The consultation also invites views on a proposal to create a new ‘user-in-charge’ status, which would be subject to some criminal offences, citing concern that even highly automated vehicles may find themselves in situations where they are unable to drive themselves, for example off main roads or in challenging weather conditions.

The offences to which a user-in-charge may be subject include “the requirement to take reasonable steps to avoid an accident, where the user-in-charge is subjectively aware of the risk of serious injury”, for example.

What the specific responsibilities of a user-in-charge would be is probed by several of the consultation’s questions, spanning responsibilities including fitness to drive, insurance and roadworthiness, duties following an accident and ensuring children wear seatbelts.

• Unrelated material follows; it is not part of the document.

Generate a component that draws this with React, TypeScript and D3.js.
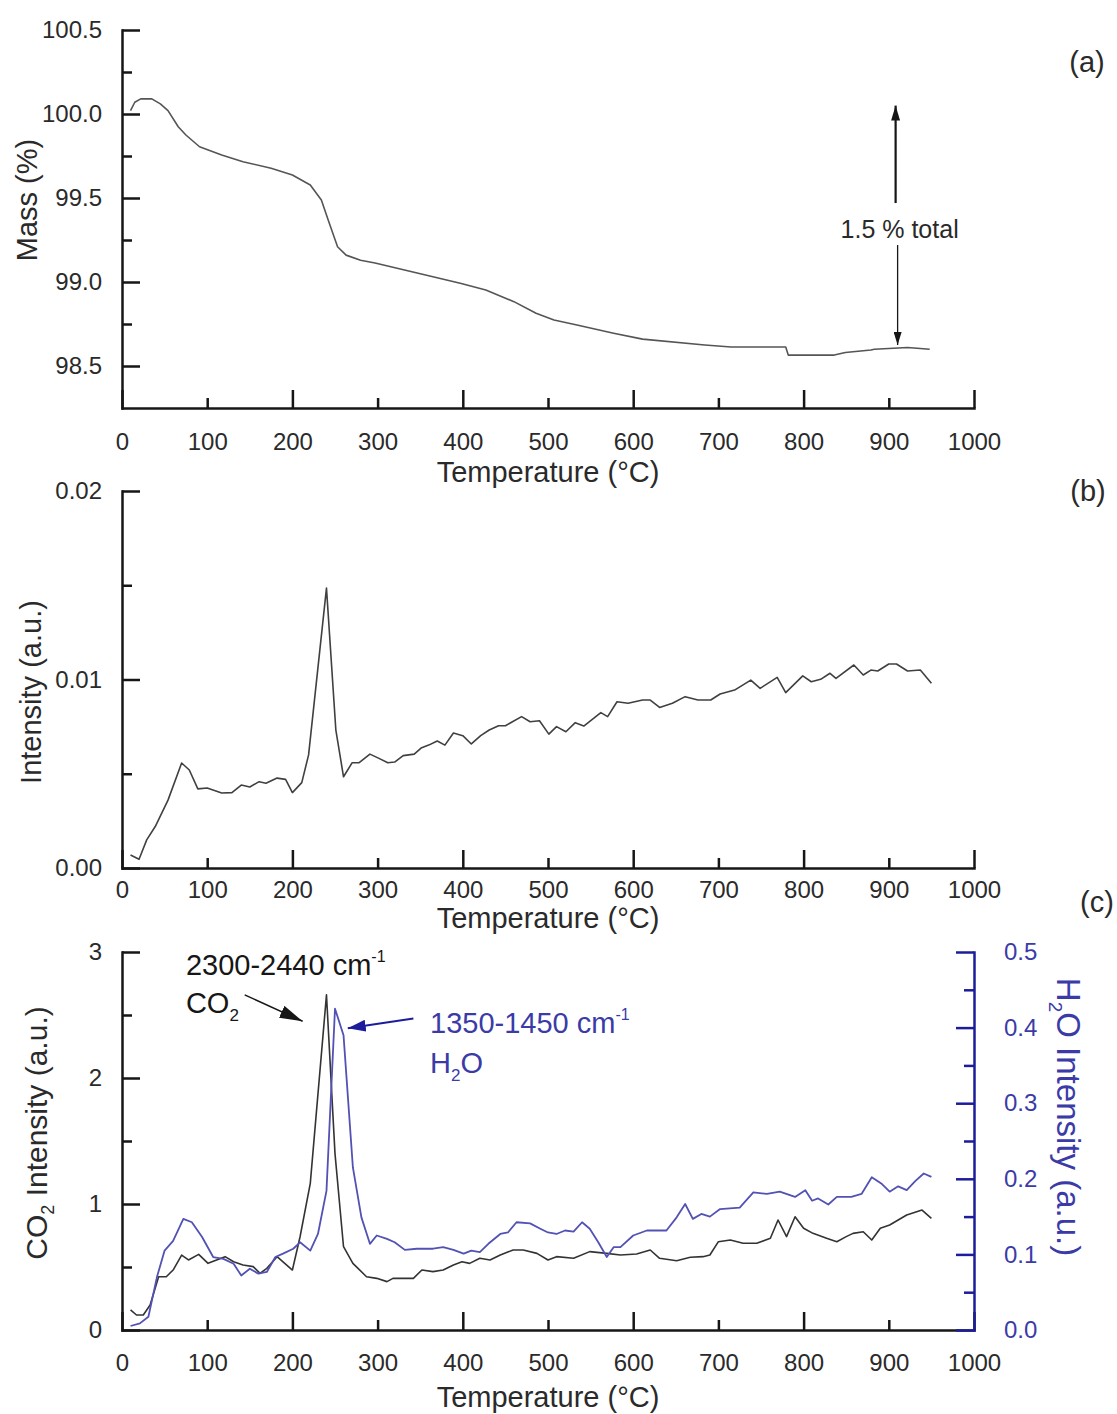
import React, { useEffect, useRef } from 'react';
import * as d3 from 'd3';

// (a) mass loss curve
const tgaTemp = [10, 15, 22, 35, 45, 54, 66, 75, 91, 117, 142, 175, 200, 221, 234, 242, 253, 263, 280, 297, 339, 397, 427, 460, 486, 507, 534, 577, 611, 684, 715, 779, 782, 836, 849, 879, 883, 922, 948];
const tgaMass = [100.02, 100.07, 100.09, 100.09, 100.06, 100.02, 99.924, 99.875, 99.805, 99.756, 99.716, 99.677, 99.637, 99.577, 99.488, 99.369, 99.21, 99.16, 99.13, 99.113, 99.062, 98.992, 98.952, 98.883, 98.814, 98.774, 98.744, 98.695, 98.66, 98.625, 98.613, 98.613, 98.565, 98.565, 98.58, 98.595, 98.6, 98.61, 98.6];

// (b) intensity
const msTemp = [10, 20, 29, 39, 54, 70, 79, 89, 100, 117, 129, 140, 150, 161, 169, 182, 192, 200, 211, 219, 240, 251, 260, 270, 278, 291, 301, 312, 320, 330, 343, 351, 360, 370, 379, 389, 400, 410, 421, 431, 442, 450, 469, 479, 490, 501, 510, 521, 532, 542, 562, 570, 581, 594, 611, 620, 631, 646, 661, 676, 691, 702, 719, 738, 749, 769, 779, 799, 809, 820, 831, 838, 859, 870, 879, 887, 900, 909, 922, 937, 950];
const msIntensity = [0.00069, 0.00046, 0.00149, 0.0022, 0.0036, 0.00557, 0.0052, 0.0042, 0.00424, 0.00398, 0.004, 0.0044, 0.0043, 0.00458, 0.0045, 0.00477, 0.0047, 0.004, 0.00453, 0.006, 0.01485, 0.00732, 0.00484, 0.00558, 0.00558, 0.00604, 0.00583, 0.00558, 0.00562, 0.00596, 0.00604, 0.00636, 0.00652, 0.00674, 0.00652, 0.00716, 0.00702, 0.00658, 0.00702, 0.00732, 0.00755, 0.00755, 0.00803, 0.00776, 0.00781, 0.0071, 0.0075, 0.00723, 0.00771, 0.00753, 0.00824, 0.00803, 0.00882, 0.00874, 0.00891, 0.00891, 0.00852, 0.00874, 0.00909, 0.00891, 0.00891, 0.00923, 0.00944, 0.00997, 0.00953, 0.01011, 0.0093, 0.01019, 0.00988, 0.01001, 0.01033, 0.01006, 0.01077, 0.01024, 0.0105, 0.01045, 0.01082, 0.01082, 0.01045, 0.0105, 0.0098];

// (c) CO2 band
const co2Temp = [10, 17, 25, 33, 43, 52, 60, 70, 78, 90, 101, 111, 121, 131, 142, 154, 162, 170, 182, 191, 200, 209, 221, 240, 250, 260, 271, 287, 299, 311, 318, 330, 342, 352, 365, 377, 389, 399, 408, 420, 432, 444, 459, 471, 487, 500, 510, 530, 549, 569, 585, 604, 620, 631, 651, 667, 682, 690, 700, 714, 729, 745, 761, 770, 780, 790, 800, 811, 827, 839, 850, 858, 870, 880, 890, 901, 911, 921, 939, 950];
const co2Intensity = [0.159, 0.119, 0.119, 0.198, 0.423, 0.423, 0.476, 0.595, 0.556, 0.6, 0.529, 0.556, 0.582, 0.542, 0.516, 0.503, 0.45, 0.489, 0.582, 0.529, 0.476, 0.74, 1.164, 2.66, 1.4, 0.661, 0.529, 0.423, 0.41, 0.384, 0.41, 0.41, 0.41, 0.476, 0.463, 0.476, 0.516, 0.542, 0.529, 0.569, 0.556, 0.595, 0.635, 0.635, 0.608, 0.556, 0.582, 0.569, 0.622, 0.608, 0.595, 0.603, 0.635, 0.569, 0.55, 0.577, 0.582, 0.595, 0.701, 0.714, 0.688, 0.688, 0.728, 0.873, 0.741, 0.899, 0.807, 0.767, 0.728, 0.701, 0.741, 0.767, 0.78, 0.714, 0.807, 0.833, 0.873, 0.913, 0.952, 0.886];

// (c) H2O band
const h2oTemp = [10, 21, 31, 41, 50, 60, 72, 82, 94, 107, 119, 131, 140, 150, 160, 170, 180, 189, 201, 209, 221, 230, 240, 250, 260, 271, 281, 291, 299, 311, 320, 332, 346, 365, 377, 389, 401, 410, 420, 430, 444, 453, 463, 479, 491, 500, 510, 520, 530, 540, 549, 559, 569, 577, 585, 600, 616, 639, 651, 661, 670, 680, 690, 702, 725, 741, 757, 772, 790, 802, 810, 817, 829, 839, 856, 868, 880, 892, 901, 911, 921, 931, 941, 950];
const h2oIntensity = [0.0053, 0.0088, 0.0175, 0.07, 0.105, 0.118, 0.147, 0.1425, 0.123, 0.0965, 0.094, 0.0877, 0.072, 0.081, 0.0746, 0.0768, 0.0965, 0.101, 0.1075, 0.116, 0.105, 0.127, 0.184, 0.425, 0.39, 0.215, 0.149, 0.114, 0.125, 0.1206, 0.116, 0.106, 0.1075, 0.1075, 0.1096, 0.106, 0.101, 0.105, 0.103, 0.114, 0.127, 0.129, 0.1425, 0.141, 0.134, 0.129, 0.127, 0.1316, 0.13, 0.1425, 0.134, 0.116, 0.0965, 0.1096, 0.1096, 0.125, 0.1316, 0.1316, 0.149, 0.1667, 0.147, 0.1535, 0.15, 0.16, 0.162, 0.182, 0.18, 0.183, 0.176, 0.185, 0.171, 0.174, 0.166, 0.176, 0.176, 0.18, 0.202, 0.193, 0.183, 0.19, 0.185, 0.197, 0.207, 0.2026];

// ticks
const tempTicks = d3.range(0, 1001, 100);
const massTicks = [98.5, 99.0, 99.5, 100.0, 100.5];
const massMinorTicks = [98.75, 99.25, 99.75, 100.25];
const msTicks = [0, 0.01, 0.02];
const msMinorTicks = [0.005, 0.015];
const co2Ticks = [0, 1, 2, 3];
const co2MinorTicks = [0.5, 1.5, 2.5];
const h2oTicks = [0, 0.1, 0.2, 0.3, 0.4, 0.5];
const h2oMinorTicks = [0.05, 0.15, 0.25, 0.35, 0.45];

const FONT = '"Liberation Sans", Arial, Helvetica, sans-serif';
const INK = '#161616';
const LABEL = '#2a2a2a';
const BLUE_AXIS = '#1d1d9b';
const BLUE_LINE = '#5252b4';
const BLUE_TEXT = '#3b3ba8';

const App = () => {
    const svgRef = useRef<SVGSVGElement>(null);

    useEffect(() => {
        const W = 1117, H = 1414;
        const left = 122, right = 974;

        d3.select(svgRef.current).selectAll('*').remove();
        const svg = d3.select(svgRef.current).attr('width', W).attr('height', H);

        svg.append('rect').attr('width', W).attr('height', H).attr('fill', '#fff');

        const defs = svg.append('defs');
        const marker = (id: string, color: string, len: number, wid: number) => {
            defs.append('marker')
                .attr('id', id)
                .attr('viewBox', '0 0 10 10')
                .attr('preserveAspectRatio', 'none')
                .attr('refX', 10).attr('refY', 5)
                .attr('markerUnits', 'userSpaceOnUse')
                .attr('markerWidth', len).attr('markerHeight', wid)
                .attr('orient', 'auto')
                .append('path').attr('d', 'M0,0L10,5L0,10Z').attr('fill', color);
        };
        marker('headA', INK, 15, 9);
        marker('headA2', INK, 13, 8);
        marker('headCO2', INK, 23, 13);
        marker('headH2O', BLUE_AXIS, 18, 12);

        const x = d3.scaleLinear().domain([0, 1000]).range([left, right]);
        const yA = d3.scaleLinear().domain([98.25, 100.5]).range([408, 30]);
        const yB = d3.scaleLinear().domain([0, 0.02]).range([868, 491]);
        const yC = d3.scaleLinear().domain([0, 3]).range([1330, 952]);
        const yH = d3.scaleLinear().domain([0, 0.5]).range([1330, 952]);

        const styleAxis = (g: any, color: string, textColor: string) => {
            g.attr('font-size', null).attr('font-family', null);
            g.select('.domain').attr('stroke', color).attr('stroke-width', 2.5).attr('stroke-linecap', 'square');
            g.selectAll('.tick line').attr('stroke', color).attr('stroke-width', 2.5);
            g.selectAll('text').attr('font-size', 24).attr('font-family', FONT).attr('fill', textColor);
        };

        const xAxis = (yPos: number, pad: number) => {
            const g = svg.append('g').attr('transform', `translate(0,${yPos})`)
                .call(d3.axisBottom(x).tickValues(tempTicks).tickSize(-18).tickSizeOuter(0)
                    .tickPadding(pad).tickFormat(d3.format('d')));
            g.selectAll('.tick line').attr('y2', (d: any) => (d % 200 === 0 ? -18 : -10));
            styleAxis(g, INK, LABEL);
        };

        const yAxis = (y: any, major: number[], minor: number[], fmt: string, side: 'left' | 'right',
            color: string, textColor: string) => {
            const pos = side === 'left' ? left : right;
            const make = side === 'left' ? d3.axisLeft : d3.axisRight;
            const g = svg.append('g').attr('transform', `translate(${pos},0)`)
                .call(make(y).tickValues(major).tickSize(-18).tickSizeOuter(0)
                    .tickPadding(side === 'left' ? 20 : 30).tickFormat(d3.format(fmt)));
            styleAxis(g, color, textColor);
            const m = svg.append('g').attr('transform', `translate(${pos},0)`)
                .call(make(y).tickValues(minor).tickSize(-10).tickFormat(() => ''));
            m.select('.domain').remove();
            m.selectAll('.tick line').attr('stroke', color).attr('stroke-width', 2.5);
        };

        const curve = (temps: number[], vals: number[], y: any, color: string, width: number) => {
            const line = d3.line<[number, number]>().x(d => x(d[0])).y(d => y(d[1]));
            svg.append('path')
                .datum(d3.zip(temps, vals) as [number, number][])
                .attr('d', line)
                .attr('fill', 'none')
                .attr('stroke', color)
                .attr('stroke-width', width)
                .attr('stroke-linejoin', 'round');
        };

        const text = (tx: number, ty: number, str: string, size: number, color: string, anchor = 'start', rotate = 0) => {
            const t = svg.append('text')
                .attr('transform', `translate(${tx},${ty}) rotate(${rotate})`)
                .attr('text-anchor', anchor)
                .attr('font-family', FONT)
                .attr('font-size', size)
                .attr('fill', color)
                .text(str);
            return t;
        };

        const xTitle = (baseline: number) => text((left + right) / 2, baseline, 'Temperature (°C)', 29, LABEL, 'middle');

        // ---- panel (a)
        curve(tgaTemp, tgaMass, yA, '#555', 1.6);
        xAxis(408, 25);
        yAxis(yA, massTicks, massMinorTicks, '.1f', 'left', INK, LABEL);
        xTitle(482);
        text(37, 200, 'Mass (%)', 29, LABEL, 'middle', -90);
        text(1087, 72, '(a)', 29, LABEL, 'middle');

        // total mass loss annotation
        const arrowX = x(908);
        svg.append('line')
            .attr('x1', arrowX).attr('x2', arrowX)
            .attr('y1', yA(99.47)).attr('y2', yA(100.05))
            .attr('stroke', INK).attr('stroke-width', 2.2)
            .attr('marker-end', 'url(#headA)');
        svg.append('line')
            .attr('x1', arrowX + 2).attr('x2', arrowX + 2)
            .attr('y1', yA(99.22)).attr('y2', yA(98.625))
            .attr('stroke', INK).attr('stroke-width', 1.3)
            .attr('marker-end', 'url(#headA2)');
        text(arrowX + 4, 238, '1.5 % total', 25, LABEL, 'middle');

        // ---- panel (b)
        curve(msTemp, msIntensity, yB, '#404040', 1.6);
        xAxis(868, 13);
        yAxis(yB, msTicks, msMinorTicks, '.2f', 'left', INK, LABEL);
        xTitle(928);
        text(41, 692, 'Intensity (a.u.)', 29, LABEL, 'middle', -90);
        text(1088, 501, '(b)', 29, LABEL, 'middle');

        // ---- panel (c)
        curve(co2Temp, co2Intensity, yC, '#333', 1.6);
        curve(h2oTemp, h2oIntensity, yH, BLUE_LINE, 1.8);
        xAxis(1330, 24);
        yAxis(yC, co2Ticks, co2MinorTicks, 'd', 'left', INK, LABEL);
        yAxis(yH, h2oTicks, h2oMinorTicks, '.1f', 'right', BLUE_AXIS, BLUE_TEXT);
        xTitle(1407);
        text(1097, 912, '(c)', 29, LABEL, 'middle');

        const co2Label = text(47, 1133, 'CO', 30, LABEL, 'middle', -90);
        co2Label.append('tspan').attr('font-size', 18).attr('dy', 7).text('2');
        co2Label.append('tspan').attr('dy', -7).text(' Intensity (a.u.)');

        const h2oLabel = text(1057, 1117, 'H', 33, BLUE_TEXT, 'middle', 90);
        h2oLabel.append('tspan').attr('font-size', 19).attr('dy', 8).text('2');
        h2oLabel.append('tspan').attr('dy', -8).text('O Intensity (a.u.)');

        // band annotations
        const co2Band = text(x(75), yC(2.817), '2300-2440 cm', 29, INK);
        co2Band.append('tspan').attr('font-size', 16).attr('dy', -13).text('-1');
        const co2Name = text(x(75), yC(2.516), 'CO', 29, INK);
        co2Name.append('tspan').attr('font-size', 17).attr('dy', 8).text('2');

        svg.append('line')
            .attr('x1', x(144)).attr('y1', yC(2.66))
            .attr('x2', x(212)).attr('y2', yC(2.45))
            .attr('stroke', INK).attr('stroke-width', 1.5)
            .attr('marker-end', 'url(#headCO2)');

        const h2oBand = text(x(361.5), yH(0.3925), '1350-1450 cm', 29, BLUE_TEXT);
        h2oBand.append('tspan').attr('font-size', 16).attr('dy', -13).text('-1');
        const h2oName = text(x(361.5), yH(0.3395), 'H', 29, BLUE_TEXT);
        h2oName.append('tspan').attr('font-size', 17).attr('dy', 8).text('2');
        h2oName.append('tspan').attr('dy', -8).text('O');

        svg.append('line')
            .attr('x1', x(342)).attr('y1', yH(0.412))
            .attr('x2', x(265)).attr('y2', yH(0.399))
            .attr('stroke', BLUE_AXIS).attr('stroke-width', 2)
            .attr('marker-end', 'url(#headH2O)');
    }, []);

    return (
        <svg ref={svgRef} style={{ position: 'absolute', left: 0, top: 0, display: 'block' }}></svg>
    );
};

export default App;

Where accidents arise out of the car driving itself, the Law Commission outline a potential procedure whereby the registered keeper of the vehicle authorizes data to be provided to the police, and the police – once satisfied that the fault lies with the automated driving system – refer the matter to the regulator for investigation.

In cases where the regulator finds the automated driving system responsible, the Law Commission “tentatively propose that the entity which vouches for the automated driving system should be subject to a system of regulatory sanctions, including warnings, fines and withdrawal of authorisation.”

The consultation also seeks input on whether the introduction of driverless cars necessitates changes in the area of aggravated offences. For instance, one question asks whether new corporate offences should be created to deal with cases wherein the actions of a developer of an automated driving system results in death or serious injury.

Also under consideration be will whether road rules will need to be adapted to facilitate a smooth introduction of driverless cars to the UK’s roads. For instance, should autonomous vehicles be permitted to mount the pavement to give way to emergency vehicles?

Some autonomous vehicles are expected to be in use by 2025, with research groups predicting that the UK’s roads will be fully automated between 2050 and 2070.